**Task directions**
The material below should be written out in full and exactly; pictures stay out of the copy.
○ ○ ○ ○ ○
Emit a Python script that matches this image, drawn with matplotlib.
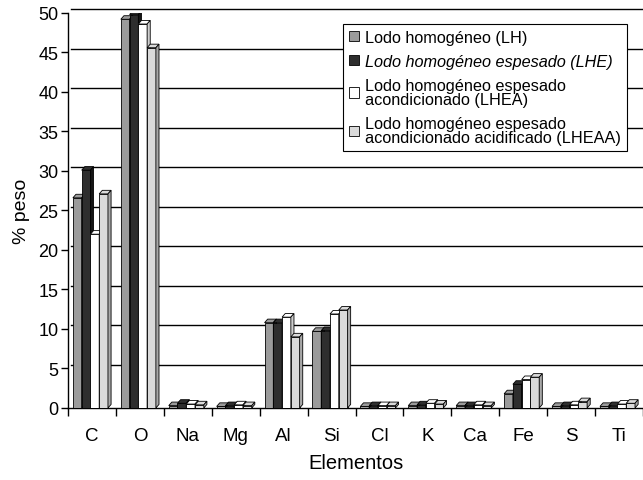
import numpy as np
import matplotlib
matplotlib.use("Agg")
import matplotlib.pyplot as plt
from matplotlib.patches import Polygon

plt.rcParams["font.family"] = ["Liberation Sans", "DejaVu Sans"]

# data (% peso per element)
ELEMENTS = ["C", "O", "Na", "Mg", "Al", "Si", "Cl", "K", "Ca", "Fe", "S", "Ti"]
LH = [26.6, 49.2, 0.3, 0.2, 10.8, 9.7, 0.2, 0.3, 0.3, 1.8, 0.2, 0.2]
LHE = [30.1, 49.8, 0.6, 0.3, 10.8, 9.8, 0.3, 0.4, 0.3, 3.0, 0.3, 0.3]
LHEA = [22.0, 48.6, 0.5, 0.4, 11.5, 11.9, 0.3, 0.6, 0.4, 3.6, 0.4, 0.5]
LHEAA = [27.1, 45.6, 0.4, 0.3, 9.0, 12.4, 0.3, 0.5, 0.3, 3.9, 0.8, 0.6]
LABELS = ["Lodo homogéneo (LH)",
          "Lodo homogéneo espesado (LHE)",
          "Lodo homogéneo espesado\nacondicionado (LHEA)",
          "Lodo homogéneo espesado\nacondicionado acidificado (LHEAA)"]
YTICKS = [0, 5, 10, 15, 20, 25, 30, 35, 40, 45, 50]

FACE = ["#9b9b9b", "#2e2e2e", "#ffffff", "#dadada"]
SIDE = ["#6e6e6e", "#151515", "#cfcfcf", "#a8a8a8"]
W = 0.183          # bar width (category units)
DX, DY = 0.065, 0.45   # fake 3-D depth


def bar3d(ax, x, h, face, side):
    """front face + top + right side, all from the bar's own geometry."""
    ax.bar(x, h, W, align="edge", color=face, edgecolor="black", lw=0.6, zorder=3)
    top = [(x, h), (x + DX, h + DY), (x + W + DX, h + DY), (x + W, h)]
    rside = [(x + W, 0), (x + W + DX, DY), (x + W + DX, h + DY), (x + W, h)]
    ax.add_patch(Polygon(top, closed=True, facecolor=face, edgecolor="black", lw=0.6, zorder=3))
    ax.add_patch(Polygon(rside, closed=True, facecolor=side, edgecolor="black", lw=0.6, zorder=3))


fig = plt.figure(figsize=(6.43, 4.81), dpi=100)
ax = fig.add_axes([0.1058, 0.1497, 0.8942, 0.8213])

xs = np.arange(len(ELEMENTS))
series = [LH, LHE, LHEA, LHEAA]
for k, vals in enumerate(series):
    for i, v in enumerate(vals):
        bar3d(ax, xs[i] - 2 * W + k * W - DX / 2, v, FACE[k], SIDE[k])

# back-wall gridlines (shifted by the depth like the original 3-D chart)
for t in YTICKS[1:]:
    ax.plot([-0.5 + DX, 11.5], [t + DY, t + DY], color="black", lw=1.0, zorder=1,
            clip_on=False)

ax.set_xlim(-0.5, 11.5)
ax.set_ylim(0, 50)
ax.set_yticks(YTICKS)
ax.set_xticks(xs)
ax.set_xticklabels(ELEMENTS, fontsize=13.5)
ax.set_xticks(np.arange(-0.5, 12, 1), minor=True)
ax.tick_params(axis="x", which="major", length=0, pad=14)
ax.tick_params(axis="x", which="minor", length=6, width=1, direction="out")
ax.tick_params(axis="y", labelsize=13, length=5, width=1, pad=2)
for s in ("top", "right"):
    ax.spines[s].set_visible(False)
for s in ("left", "bottom"):
    ax.spines[s].set_linewidth(1.0)

ax.set_xlabel("Elementos", fontsize=14.5, labelpad=6)
ax.set_ylabel("% peso", fontsize=14, labelpad=6)

handles = [plt.Rectangle((0, 0), 1, 1, facecolor=FACE[k], edgecolor="black", lw=0.6)
           for k in range(4)]
leg = ax.legend(handles, LABELS, loc="upper right", bbox_to_anchor=(0.972, 0.972),
                borderaxespad=0, fontsize=11.7, fancybox=False, edgecolor="black",
                framealpha=1, handlelength=0.6, handleheight=0.6, handletextpad=0.4,
                borderpad=0.35, labelspacing=0.55)
leg.get_frame().set_linewidth(0.8)
leg.get_texts()[1].set_fontstyle("italic")
for t in leg.get_texts():
    t.set_linespacing(0.95)
leg.set_zorder(5)

fig.savefig("out.png", dpi=100)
○ ○ ○ ○ ○
**Exercise output**
Emit a Python script that matches this image, drawn with matplotlib.
import numpy as np
import matplotlib
matplotlib.use("Agg")
import matplotlib.pyplot as plt
from matplotlib.patches import Polygon

plt.rcParams["font.family"] = ["Liberation Sans", "DejaVu Sans"]

# data (% peso per element)
ELEMENTS = ["C", "O", "Na", "Mg", "Al", "Si", "Cl", "K", "Ca", "Fe", "S", "Ti"]
LH = [26.6, 49.2, 0.3, 0.2, 10.8, 9.7, 0.2, 0.3, 0.3, 1.8, 0.2, 0.2]
LHE = [30.1, 49.8, 0.6, 0.3, 10.8, 9.8, 0.3, 0.4, 0.3, 3.0, 0.3, 0.3]
LHEA = [22.0, 48.6, 0.5, 0.4, 11.5, 11.9, 0.3, 0.6, 0.4, 3.6, 0.4, 0.5]
LHEAA = [27.1, 45.6, 0.4, 0.3, 9.0, 12.4, 0.3, 0.5, 0.3, 3.9, 0.8, 0.6]
LABELS = ["Lodo homogéneo (LH)",
          "Lodo homogéneo espesado (LHE)",
          "Lodo homogéneo espesado\nacondicionado (LHEA)",
          "Lodo homogéneo espesado\nacondicionado acidificado (LHEAA)"]
YTICKS = [0, 5, 10, 15, 20, 25, 30, 35, 40, 45, 50]

FACE = ["#9b9b9b", "#2e2e2e", "#ffffff", "#dadada"]
SIDE = ["#6e6e6e", "#151515", "#cfcfcf", "#a8a8a8"]
W = 0.183          # bar width (category units)
DX, DY = 0.065, 0.45   # fake 3-D depth


def bar3d(ax, x, h, face, side):
    """front face + top + right side, all from the bar's own geometry."""
    ax.bar(x, h, W, align="edge", color=face, edgecolor="black", lw=0.6, zorder=3)
    top = [(x, h), (x + DX, h + DY), (x + W + DX, h + DY), (x + W, h)]
    rside = [(x + W, 0), (x + W + DX, DY), (x + W + DX, h + DY), (x + W, h)]
    ax.add_patch(Polygon(top, closed=True, facecolor=face, edgecolor="black", lw=0.6, zorder=3))
    ax.add_patch(Polygon(rside, closed=True, facecolor=side, edgecolor="black", lw=0.6, zorder=3))


fig = plt.figure(figsize=(6.43, 4.81), dpi=100)
ax = fig.add_axes([0.1058, 0.1497, 0.8942, 0.8213])

xs = np.arange(len(ELEMENTS))
series = [LH, LHE, LHEA, LHEAA]
for k, vals in enumerate(series):
    for i, v in enumerate(vals):
        bar3d(ax, xs[i] - 2 * W + k * W - DX / 2, v, FACE[k], SIDE[k])

# back-wall gridlines (shifted by the depth like the original 3-D chart)
for t in YTICKS[1:]:
    ax.plot([-0.5 + DX, 11.5], [t + DY, t + DY], color="black", lw=1.0, zorder=1,
            clip_on=False)

ax.set_xlim(-0.5, 11.5)
ax.set_ylim(0, 50)
ax.set_yticks(YTICKS)
ax.set_xticks(xs)
ax.set_xticklabels(ELEMENTS, fontsize=13.5)
ax.set_xticks(np.arange(-0.5, 12, 1), minor=True)
ax.tick_params(axis="x", which="major", length=0, pad=14)
ax.tick_params(axis="x", which="minor", length=6, width=1, direction="out")
ax.tick_params(axis="y", labelsize=13, length=5, width=1, pad=2)
for s in ("top", "right"):
    ax.spines[s].set_visible(False)
for s in ("left", "bottom"):
    ax.spines[s].set_linewidth(1.0)

ax.set_xlabel("Elementos", fontsize=14.5, labelpad=6)
ax.set_ylabel("% peso", fontsize=14, labelpad=6)

handles = [plt.Rectangle((0, 0), 1, 1, facecolor=FACE[k], edgecolor="black", lw=0.6)
           for k in range(4)]
leg = ax.legend(handles, LABELS, loc="upper right", bbox_to_anchor=(0.972, 0.972),
                borderaxespad=0, fontsize=11.7, fancybox=False, edgecolor="black",
                framealpha=1, handlelength=0.6, handleheight=0.6, handletextpad=0.4,
                borderpad=0.35, labelspacing=0.55)
leg.get_frame().set_linewidth(0.8)
leg.get_texts()[1].set_fontstyle("italic")
for t in leg.get_texts():
    t.set_linespacing(0.95)
leg.set_zorder(5)

fig.savefig("out.png", dpi=100)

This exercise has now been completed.